Copy down every line where the string "matplotlib" shows up.

═══

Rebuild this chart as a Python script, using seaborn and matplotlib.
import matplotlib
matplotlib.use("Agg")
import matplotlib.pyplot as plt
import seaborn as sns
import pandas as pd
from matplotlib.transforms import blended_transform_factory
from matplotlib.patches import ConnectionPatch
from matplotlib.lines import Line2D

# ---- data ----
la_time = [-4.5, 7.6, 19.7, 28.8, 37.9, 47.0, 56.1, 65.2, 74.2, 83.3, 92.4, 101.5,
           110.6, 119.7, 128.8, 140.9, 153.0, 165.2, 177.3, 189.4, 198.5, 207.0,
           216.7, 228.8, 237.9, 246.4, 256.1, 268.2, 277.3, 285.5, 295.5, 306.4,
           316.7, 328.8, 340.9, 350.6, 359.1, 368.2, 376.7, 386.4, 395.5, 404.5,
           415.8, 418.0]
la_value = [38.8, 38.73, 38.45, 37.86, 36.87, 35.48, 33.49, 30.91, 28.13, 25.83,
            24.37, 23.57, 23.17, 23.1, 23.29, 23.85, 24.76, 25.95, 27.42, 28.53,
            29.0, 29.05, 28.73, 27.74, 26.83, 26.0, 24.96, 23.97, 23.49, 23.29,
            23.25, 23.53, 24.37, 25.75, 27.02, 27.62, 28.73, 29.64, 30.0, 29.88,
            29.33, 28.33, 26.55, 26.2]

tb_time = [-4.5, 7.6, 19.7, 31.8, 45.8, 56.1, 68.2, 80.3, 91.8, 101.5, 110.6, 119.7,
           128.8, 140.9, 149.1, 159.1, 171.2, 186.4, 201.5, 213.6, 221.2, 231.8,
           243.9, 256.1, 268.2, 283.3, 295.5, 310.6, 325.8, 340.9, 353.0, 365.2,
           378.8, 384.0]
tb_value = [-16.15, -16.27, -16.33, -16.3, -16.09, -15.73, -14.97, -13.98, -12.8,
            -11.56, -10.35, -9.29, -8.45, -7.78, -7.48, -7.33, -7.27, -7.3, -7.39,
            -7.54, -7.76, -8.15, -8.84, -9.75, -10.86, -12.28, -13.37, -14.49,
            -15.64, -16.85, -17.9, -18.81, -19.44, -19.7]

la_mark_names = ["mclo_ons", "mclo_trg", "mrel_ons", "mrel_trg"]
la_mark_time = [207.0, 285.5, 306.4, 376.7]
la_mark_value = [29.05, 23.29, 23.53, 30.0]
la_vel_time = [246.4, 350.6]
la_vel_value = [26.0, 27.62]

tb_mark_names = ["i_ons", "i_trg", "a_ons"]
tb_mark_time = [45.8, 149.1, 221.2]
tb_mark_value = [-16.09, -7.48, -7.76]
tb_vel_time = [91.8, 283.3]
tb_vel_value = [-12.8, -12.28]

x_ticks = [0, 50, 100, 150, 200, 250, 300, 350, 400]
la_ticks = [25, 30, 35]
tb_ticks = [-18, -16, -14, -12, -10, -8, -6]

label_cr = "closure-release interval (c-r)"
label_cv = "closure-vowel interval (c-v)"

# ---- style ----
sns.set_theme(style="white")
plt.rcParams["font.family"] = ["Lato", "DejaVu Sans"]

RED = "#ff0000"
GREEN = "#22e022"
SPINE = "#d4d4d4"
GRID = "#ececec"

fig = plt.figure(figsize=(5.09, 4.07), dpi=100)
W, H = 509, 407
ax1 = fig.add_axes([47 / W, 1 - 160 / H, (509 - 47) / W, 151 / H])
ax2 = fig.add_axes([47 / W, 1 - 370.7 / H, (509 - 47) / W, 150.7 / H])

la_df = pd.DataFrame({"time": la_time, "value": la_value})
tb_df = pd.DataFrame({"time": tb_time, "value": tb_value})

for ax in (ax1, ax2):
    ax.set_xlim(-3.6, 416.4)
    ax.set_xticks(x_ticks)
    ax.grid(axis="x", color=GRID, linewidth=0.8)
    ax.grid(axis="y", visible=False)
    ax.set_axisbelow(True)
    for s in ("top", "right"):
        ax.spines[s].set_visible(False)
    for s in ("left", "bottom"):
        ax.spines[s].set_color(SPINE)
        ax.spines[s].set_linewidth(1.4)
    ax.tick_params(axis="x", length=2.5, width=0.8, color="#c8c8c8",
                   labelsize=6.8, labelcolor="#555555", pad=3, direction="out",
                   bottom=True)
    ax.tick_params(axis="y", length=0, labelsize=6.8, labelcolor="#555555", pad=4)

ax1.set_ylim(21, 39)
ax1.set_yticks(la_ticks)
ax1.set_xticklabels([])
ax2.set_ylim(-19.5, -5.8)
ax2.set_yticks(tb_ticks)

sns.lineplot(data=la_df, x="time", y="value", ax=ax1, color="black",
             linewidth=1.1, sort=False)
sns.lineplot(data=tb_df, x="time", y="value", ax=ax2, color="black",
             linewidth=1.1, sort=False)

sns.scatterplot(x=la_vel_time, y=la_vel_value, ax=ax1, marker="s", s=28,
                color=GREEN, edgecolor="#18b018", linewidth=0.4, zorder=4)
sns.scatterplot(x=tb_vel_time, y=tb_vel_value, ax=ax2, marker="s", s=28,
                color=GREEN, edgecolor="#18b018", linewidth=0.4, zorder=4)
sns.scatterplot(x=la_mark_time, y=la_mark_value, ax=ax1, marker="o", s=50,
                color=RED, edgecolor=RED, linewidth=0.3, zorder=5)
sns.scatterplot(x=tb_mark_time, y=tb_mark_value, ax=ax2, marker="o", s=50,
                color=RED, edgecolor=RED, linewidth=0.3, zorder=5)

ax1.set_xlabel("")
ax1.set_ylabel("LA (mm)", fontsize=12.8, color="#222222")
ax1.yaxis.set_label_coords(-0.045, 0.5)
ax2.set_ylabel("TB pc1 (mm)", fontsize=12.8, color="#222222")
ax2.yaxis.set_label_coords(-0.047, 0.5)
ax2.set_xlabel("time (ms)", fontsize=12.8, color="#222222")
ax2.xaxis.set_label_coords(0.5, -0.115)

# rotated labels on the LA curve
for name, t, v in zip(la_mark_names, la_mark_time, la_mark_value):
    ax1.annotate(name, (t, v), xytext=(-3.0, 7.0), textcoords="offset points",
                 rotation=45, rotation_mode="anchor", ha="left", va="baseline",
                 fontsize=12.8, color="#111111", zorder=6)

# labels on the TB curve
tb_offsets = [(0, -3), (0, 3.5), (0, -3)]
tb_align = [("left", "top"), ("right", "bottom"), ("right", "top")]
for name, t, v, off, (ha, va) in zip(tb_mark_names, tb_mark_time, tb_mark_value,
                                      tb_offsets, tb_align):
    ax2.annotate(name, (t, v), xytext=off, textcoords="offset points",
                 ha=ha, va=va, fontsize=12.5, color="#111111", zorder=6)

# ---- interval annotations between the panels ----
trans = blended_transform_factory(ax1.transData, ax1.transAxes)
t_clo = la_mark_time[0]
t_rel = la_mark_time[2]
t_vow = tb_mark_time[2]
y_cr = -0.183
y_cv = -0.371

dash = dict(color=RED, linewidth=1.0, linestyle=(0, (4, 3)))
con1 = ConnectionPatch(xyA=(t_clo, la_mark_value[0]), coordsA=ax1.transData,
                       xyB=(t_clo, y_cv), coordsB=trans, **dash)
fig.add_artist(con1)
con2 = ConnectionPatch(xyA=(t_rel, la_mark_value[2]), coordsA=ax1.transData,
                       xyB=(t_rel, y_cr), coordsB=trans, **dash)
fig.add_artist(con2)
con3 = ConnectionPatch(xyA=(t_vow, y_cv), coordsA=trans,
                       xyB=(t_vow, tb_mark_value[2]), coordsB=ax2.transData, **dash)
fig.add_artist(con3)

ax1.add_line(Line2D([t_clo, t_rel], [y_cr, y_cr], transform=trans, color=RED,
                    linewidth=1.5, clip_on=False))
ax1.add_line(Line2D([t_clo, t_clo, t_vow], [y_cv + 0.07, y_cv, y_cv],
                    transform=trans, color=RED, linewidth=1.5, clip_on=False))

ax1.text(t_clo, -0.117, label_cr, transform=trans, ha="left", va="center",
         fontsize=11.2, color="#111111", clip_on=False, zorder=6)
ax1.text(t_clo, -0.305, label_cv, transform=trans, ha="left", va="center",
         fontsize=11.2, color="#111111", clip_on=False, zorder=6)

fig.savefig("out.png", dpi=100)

═══

Written reply:
Rebuild this chart as a Python script, using seaborn and matplotlib.
import matplotlib
matplotlib.use("Agg")
import matplotlib.pyplot as plt
from matplotlib.transforms import blended_transform_factory
from matplotlib.patches import ConnectionPatch
from matplotlib.lines import Line2D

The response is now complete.